It's Cold Out There; Read Some Poems

"The idea of the poet crops up again and again in de Chirico's paintings' titles," translator Stefania Heim observes in her introduction to the poetry collection Geometry of Shadows by Giorgio de Chirico (A Public Space Books), citing his works The Uncertainty of the Poet, Delights of the Poet and The Nostalgia of the Poet.

I've always loved de Chirico's art and now, thanks to this gem of a book, I love his poems ("I search more and more for refuge in that/ sacred temple where two Goddesses hold/ hands: true Poetry and true Painting.").

Reading de Chirico has inspired me to share some other great collections I encountered last year, all so different from one another, each earthshaking in its own way. I hope this scattering of lines will lure you to these poets:

From the poem "Civil War Reenactment, Look Park, Massachusetts," in Battle Dress by U.S. Army veteran Karen Skolfield (Norton): "I tell them what I know of war,/ the battle charge to come. They want to know/ why you don't hold bayonets like knives/ ...and the children are not scared/ and when I say you know this is not/ what real war is like they say I know, I know."

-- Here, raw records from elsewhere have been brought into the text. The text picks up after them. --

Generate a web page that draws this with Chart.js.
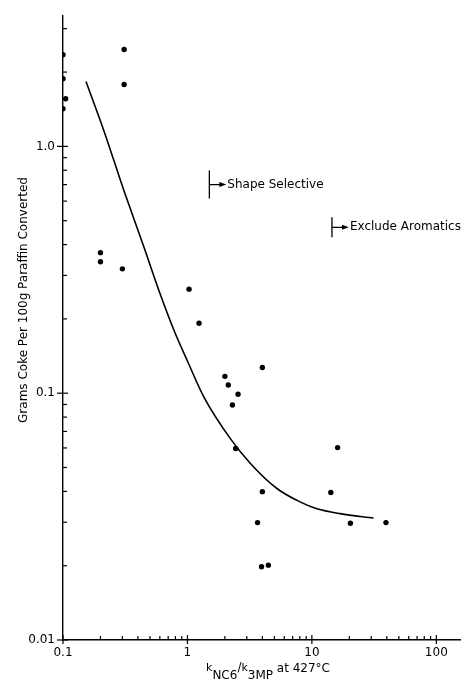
<!DOCTYPE html>
<html lang="en">
<head>
    <meta charset="UTF-8">
    <title>Coke vs shape selectivity</title>
    <script src="https://cdn.jsdelivr.net/npm/chart.js"></script>
    <style>
        body { margin: 0; background: #fff; }
        .chart-box { width: 464px; height: 681px; position: relative; }
    </style>
</head>
<body>
    <div class="chart-box">
        <canvas id="cokeChart"></canvas>
    </div>

    <script>
        // Datos
        const pointX = [0.1, 0.1, 0.105, 0.1, 0.31, 0.31, 0.2, 0.2, 0.3, 1.03, 1.24, 4.0, 2.0, 2.13, 2.55, 2.3, 2.44, 16.1, 4.0, 14.2, 3.66, 20.4, 39.4, 3.94, 4.47];
        const pointY = [2.35, 1.88, 1.56, 1.42, 2.47, 1.78, 0.371, 0.341, 0.319, 0.264, 0.192, 0.127, 0.117, 0.108, 0.099, 0.0896, 0.0597, 0.0602, 0.0399, 0.0396, 0.0299, 0.0297, 0.0299, 0.0198, 0.0201];

        const curveX = [0.153, 0.214, 0.31, 0.449, 0.611, 0.782, 1.0, 1.36, 2.22, 3.22, 5.27, 8.11, 11.0, 16.9, 31.3];
        const curveY = [1.83, 1.15, 0.658, 0.388, 0.248, 0.179, 0.135, 0.0962, 0.0653, 0.0518, 0.041, 0.0362, 0.034, 0.0325, 0.0312];

        const xMajor = [0.1, 1, 10, 100];
        const xTickLabels = ['0.1', '1', '10', '100'];
        const yMajor = [0.01, 0.1, 1];
        const yTickLabels = ['0.01', '0.1', '1.0'];

        // marcas: [x del corchete, y, texto]
        const markX = [1.5, 14.5];
        const markY = [0.7, 0.47];
        const markText = ['Shape Selective', 'Exclude Aromatics'];

        const FONT = '"DejaVu Sans", sans-serif';

        function logTicks(major, max) {
            const out = [];
            major.forEach(m => {
                for (let k = 1; k <= 9; k++) {
                    const v = +(m * k).toPrecision(3);
                    if (v <= max) out.push(v);
                }
            });
            return out;
        }

        function labelFor(value, majors, labels) {
            const i = majors.findIndex(m => Math.abs(m - value) / m < 1e-6);
            return i >= 0 ? labels[i] : '';
        }

        // Marcas hacia adentro, anotaciones y titulos
        const extras = {
            id: 'extras',
            afterDraw(chart) {
                const ctx = chart.ctx;
                const xs = chart.scales.x, ys = chart.scales.y;
                const area = chart.chartArea;
                ctx.save();
                ctx.strokeStyle = '#000';
                ctx.fillStyle = '#000';
                ctx.lineWidth = 1.2;

                xs.ticks.forEach(t => {
                    const px = xs.getPixelForValue(t.value);
                    const big = labelFor(t.value, xMajor, xTickLabels) !== '';
                    ctx.beginPath();
                    ctx.moveTo(px, area.bottom + (big ? 4 : 0));
                    ctx.lineTo(px, area.bottom - (big ? 5 : 4));
                    ctx.stroke();
                });
                ys.ticks.forEach(t => {
                    const py = ys.getPixelForValue(t.value);
                    const big = labelFor(t.value, yMajor, yTickLabels) !== '';
                    ctx.beginPath();
                    ctx.moveTo(area.left - (big ? 6 : 0), py);
                    ctx.lineTo(area.left + (big ? 5 : 4), py);
                    ctx.stroke();
                });

                // anotaciones con corchete y flecha
                ctx.font = '12px ' + FONT;
                ctx.textBaseline = 'middle';
                ctx.textAlign = 'left';
                markText.forEach((txt, i) => {
                    const px = xs.getPixelForValue(markX[i]);
                    const py = ys.getPixelForValue(markY[i]);
                    const h = i === 0 ? 14 : 10;
                    ctx.lineWidth = 1.3;
                    ctx.beginPath();
                    ctx.moveTo(px, py - h);
                    ctx.lineTo(px, py + h);
                    ctx.moveTo(px, py);
                    ctx.lineTo(px + 12, py);
                    ctx.stroke();
                    ctx.beginPath();
                    ctx.moveTo(px + 17, py);
                    ctx.lineTo(px + 10, py - 2.5);
                    ctx.lineTo(px + 10, py + 2.5);
                    ctx.closePath();
                    ctx.fill();
                    ctx.fillText(txt, px + 18, py);
                });

                // titulo eje y
                ctx.save();
                ctx.translate(24, 300);
                ctx.rotate(-Math.PI / 2);
                ctx.textAlign = 'center';
                ctx.fillText('Grams Coke Per 100g Paraffin Converted', 0, 0);
                ctx.restore();

                // titulo eje x con subindices
                const parts = [
                    ['k', 11, 0], ['NC6', 12, 8], ['/', 12, 0], ['k', 11, 0], ['3MP', 12, 8], [' at 427\u00B0C', 12, 1]
                ];
                let total = 0;
                parts.forEach(p => { ctx.font = p[1] + 'px ' + FONT; total += ctx.measureText(p[0]).width; });
                let cx = 268 - total / 2;
                const base = 671;
                ctx.textBaseline = 'alphabetic';
                parts.forEach(p => {
                    ctx.font = p[1] + 'px ' + FONT;
                    ctx.fillText(p[0], cx, base + p[2]);
                    cx += ctx.measureText(p[0]).width;
                });
                ctx.restore();
            }
        };

        const ctx = document.getElementById('cokeChart').getContext('2d');
        new Chart(ctx, {
            type: 'scatter',
            data: {
                datasets: [
                    {
                        type: 'line',
                        data: curveX.map((x, i) => ({ x: x, y: curveY[i] })),
                        borderColor: '#000',
                        borderWidth: 1.6,
                        pointRadius: 0,
                        fill: false,
                        cubicInterpolationMode: 'monotone'
                    },
                    {
                        data: pointX.map((x, i) => ({ x: x, y: pointY[i] })),
                        backgroundColor: '#000',
                        borderColor: '#000',
                        pointRadius: 2.7,
                        borderWidth: 0
                    }
                ]
            },
            options: {
                responsive: true,
                maintainAspectRatio: false,
                animation: false,
                layout: { padding: { left: 18, right: 4, top: 12, bottom: 13 } },
                plugins: { legend: { display: false }, tooltip: { enabled: false } },
                scales: {
                    x: {
                        type: 'logarithmic',
                        min: 0.1,
                        max: 155,
                        afterBuildTicks: s => { s.ticks = logTicks(xMajor, 155).map(v => ({ value: v })); },
                        afterFit: s => { s.height = 28; },
                        grid: { display: false, drawTicks: false },
                        border: { display: true, color: '#000', width: 1.4 },
                        ticks: {
                            autoSkip: false,
                            maxRotation: 0,
                            padding: 6,
                            color: '#000',
                            font: { family: FONT, size: 12 },
                            callback: v => labelFor(v, xMajor, xTickLabels)
                        }
                    },
                    y: {
                        type: 'logarithmic',
                        min: 0.01,
                        max: 3.4,
                        afterBuildTicks: s => { s.ticks = logTicks(yMajor, 3.4).map(v => ({ value: v })); },
                        afterFit: s => { s.width = 45; },
                        grid: { display: false, drawTicks: false },
                        border: { display: true, color: '#000', width: 1.4 },
                        ticks: {
                            autoSkip: false,
                            padding: 8,
                            color: '#000',
                            font: { family: FONT, size: 12 },
                            callback: v => labelFor(v, yMajor, yTickLabels)
                        }
                    }
                }
            },
            plugins: [extras]
        });
    </script>
</body>
</html>
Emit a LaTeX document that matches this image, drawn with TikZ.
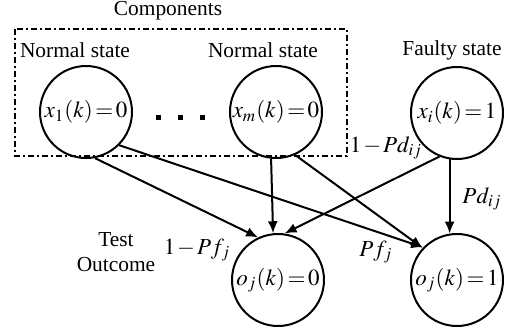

From "On the Night of the Election," in Franny Choi's Soft Science (Alice James Books): "I guess/ it's an old question:/ is there anything that works/ that isn't a machine for killing,/ or doomed to collapse, or stolen/ from the sweat of the hungry?"

From "Corner Store Still | Life," in Bodega by Su Hwang (Milkweed Editions): "She, a generation without proof of birth--/ Not a single memento containing any/ Modicum of mirth. Holding her tongue/ With a fury untouched--a solitude so great,/ She remains mighty in anonymity."

From "The Librarian," in Library of Small Catastrophes by Alison C. Rollins (Copper Canyon Press): "Today the librarian learned that only humans can pick/ up on sarcasm intuitively, that AI has yet to grasp/ these finer nuances. The librarian lives in the gray,/ she never mistakes what it looks like for what it is."

It's cold out there. Read some poems.